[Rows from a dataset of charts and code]
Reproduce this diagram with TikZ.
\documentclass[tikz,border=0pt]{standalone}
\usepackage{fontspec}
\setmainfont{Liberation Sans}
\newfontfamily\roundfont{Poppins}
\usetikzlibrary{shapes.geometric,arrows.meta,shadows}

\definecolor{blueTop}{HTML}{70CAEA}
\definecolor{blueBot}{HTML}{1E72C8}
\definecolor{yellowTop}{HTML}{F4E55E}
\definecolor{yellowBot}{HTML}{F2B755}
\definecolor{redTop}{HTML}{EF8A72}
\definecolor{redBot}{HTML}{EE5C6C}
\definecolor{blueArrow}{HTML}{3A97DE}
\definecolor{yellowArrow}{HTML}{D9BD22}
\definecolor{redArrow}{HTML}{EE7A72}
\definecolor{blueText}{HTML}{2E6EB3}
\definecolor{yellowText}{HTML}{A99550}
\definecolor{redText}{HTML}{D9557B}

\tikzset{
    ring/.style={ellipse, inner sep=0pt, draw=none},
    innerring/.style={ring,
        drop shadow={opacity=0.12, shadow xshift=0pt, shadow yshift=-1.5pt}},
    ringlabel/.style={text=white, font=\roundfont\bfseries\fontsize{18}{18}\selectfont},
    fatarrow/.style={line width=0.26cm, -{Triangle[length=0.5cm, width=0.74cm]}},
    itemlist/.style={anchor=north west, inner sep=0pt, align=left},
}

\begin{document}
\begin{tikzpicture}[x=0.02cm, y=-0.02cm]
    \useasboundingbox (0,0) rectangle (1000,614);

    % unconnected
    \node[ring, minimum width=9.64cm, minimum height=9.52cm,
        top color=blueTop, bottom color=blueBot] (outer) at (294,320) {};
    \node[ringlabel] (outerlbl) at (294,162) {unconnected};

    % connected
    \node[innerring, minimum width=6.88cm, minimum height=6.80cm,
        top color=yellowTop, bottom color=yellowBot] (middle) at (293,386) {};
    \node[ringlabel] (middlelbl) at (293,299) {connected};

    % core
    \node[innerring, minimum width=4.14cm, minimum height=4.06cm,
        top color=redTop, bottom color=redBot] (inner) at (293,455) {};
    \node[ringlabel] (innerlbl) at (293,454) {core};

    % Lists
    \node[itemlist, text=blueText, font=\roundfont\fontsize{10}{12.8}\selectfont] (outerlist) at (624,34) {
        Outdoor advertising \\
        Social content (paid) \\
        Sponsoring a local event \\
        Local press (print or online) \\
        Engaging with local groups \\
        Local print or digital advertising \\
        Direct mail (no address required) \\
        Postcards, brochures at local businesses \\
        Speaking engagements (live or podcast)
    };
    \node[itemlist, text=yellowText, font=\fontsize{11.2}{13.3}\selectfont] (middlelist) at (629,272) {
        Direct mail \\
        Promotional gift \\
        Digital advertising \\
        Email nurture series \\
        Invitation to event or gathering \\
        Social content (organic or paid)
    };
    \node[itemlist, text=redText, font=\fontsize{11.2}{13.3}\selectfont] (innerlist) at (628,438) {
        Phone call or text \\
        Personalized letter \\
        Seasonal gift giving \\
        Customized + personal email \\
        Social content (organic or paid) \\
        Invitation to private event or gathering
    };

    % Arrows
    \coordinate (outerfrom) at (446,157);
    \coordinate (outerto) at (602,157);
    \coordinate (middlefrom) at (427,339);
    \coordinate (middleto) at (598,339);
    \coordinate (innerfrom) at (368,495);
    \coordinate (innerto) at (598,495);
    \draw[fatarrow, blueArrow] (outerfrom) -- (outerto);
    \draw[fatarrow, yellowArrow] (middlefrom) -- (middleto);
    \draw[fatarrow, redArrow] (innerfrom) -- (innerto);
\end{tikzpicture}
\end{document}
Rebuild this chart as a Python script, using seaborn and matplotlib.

**TASK DIRECTIONS**:
Print the material verbatim, all of it.

**RESPONSE**:
Reproduce this diagram with TikZ.
\documentclass[tikz,border=0pt]{standalone}
\usepackage{fontspec}
\setmainfont{Liberation Sans}
\newfontfamily\roundfont{Poppins}
\usetikzlibrary{shapes.geometric,arrows.meta,shadows}

\definecolor{blueTop}{HTML}{70CAEA}
\definecolor{blueBot}{HTML}{1E72C8}
\definecolor{yellowTop}{HTML}{F4E55E}
\definecolor{yellowBot}{HTML}{F2B755}
\definecolor{redTop}{HTML}{EF8A72}
\definecolor{redBot}{HTML}{EE5C6C}
\definecolor{blueArrow}{HTML}{3A97DE}
\definecolor{yellowArrow}{HTML}{D9BD22}
\definecolor{redArrow}{HTML}{EE7A72}
\definecolor{blueText}{HTML}{2E6EB3}
\definecolor{yellowText}{HTML}{A99550}
\definecolor{redText}{HTML}{D9557B}

\tikzset{
    ring/.style={ellipse, inner sep=0pt, draw=none},
    innerring/.style={ring,
        drop shadow={opacity=0.12, shadow xshift=0pt, shadow yshift=-1.5pt}},
    ringlabel/.style={text=white, font=\roundfont\bfseries\fontsize{18}{18}\selectfont},
    fatarrow/.style={line width=0.26cm, -{Triangle[length=0.5cm, width=0.74cm]}},
    itemlist/.style={anchor=north west, inner sep=0pt, align=left},
}

\begin{document}
\begin{tikzpicture}[x=0.02cm, y=-0.02cm]
    \useasboundingbox (0,0) rectangle (1000,614);

    % unconnected
    \node[ring, minimum width=9.64cm, minimum height=9.52cm,
        top color=blueTop, bottom color=blueBot] (outer) at (294,320) {};
    \node[ringlabel] (outerlbl) at (294,162) {unconnected};

    % connected
    \node[innerring, minimum width=6.88cm, minimum height=6.80cm,
        top color=yellowTop, bottom color=yellowBot] (middle) at (293,386) {};
    \node[ringlabel] (middlelbl) at (293,299) {connected};

    % core
    \node[innerring, minimum width=4.14cm, minimum height=4.06cm,
        top color=redTop, bottom color=redBot] (inner) at (293,455) {};
    \node[ringlabel] (innerlbl) at (293,454) {core};

    % Lists
    \node[itemlist, text=blueText, font=\roundfont\fontsize{10}{12.8}\selectfont] (outerlist) at (624,34) {
        Outdoor advertising \\
        Social content (paid) \\
        Sponsoring a local event \\
        Local press (print or online) \\
        Engaging with local groups \\
        Local print or digital advertising \\
        Direct mail (no address required) \\
        Postcards, brochures at local businesses \\
        Speaking engagements (live or podcast)
    };
    \node[itemlist, text=yellowText, font=\fontsize{11.2}{13.3}\selectfont] (middlelist) at (629,272) {
        Direct mail \\
        Promotional gift \\
        Digital advertising \\
        Email nurture series \\
        Invitation to event or gathering \\
        Social content (organic or paid)
    };
    \node[itemlist, text=redText, font=\fontsize{11.2}{13.3}\selectfont] (innerlist) at (628,438) {
        Phone call or text \\
        Personalized letter \\
        Seasonal gift giving \\
        Customized + personal email \\
        Social content (organic or paid) \\
        Invitation to private event or gathering
    };

    % Arrows
    \coordinate (outerfrom) at (446,157);
    \coordinate (outerto) at (602,157);
    \coordinate (middlefrom) at (427,339);
    \coordinate (middleto) at (598,339);
    \coordinate (innerfrom) at (368,495);
    \coordinate (innerto) at (598,495);
    \draw[fatarrow, blueArrow] (outerfrom) -- (outerto);
    \draw[fatarrow, yellowArrow] (middlefrom) -- (middleto);
    \draw[fatarrow, redArrow] (innerfrom) -- (innerto);
\end{tikzpicture}
\end{document}
Rebuild this chart as a Python script, using seaborn and matplotlib.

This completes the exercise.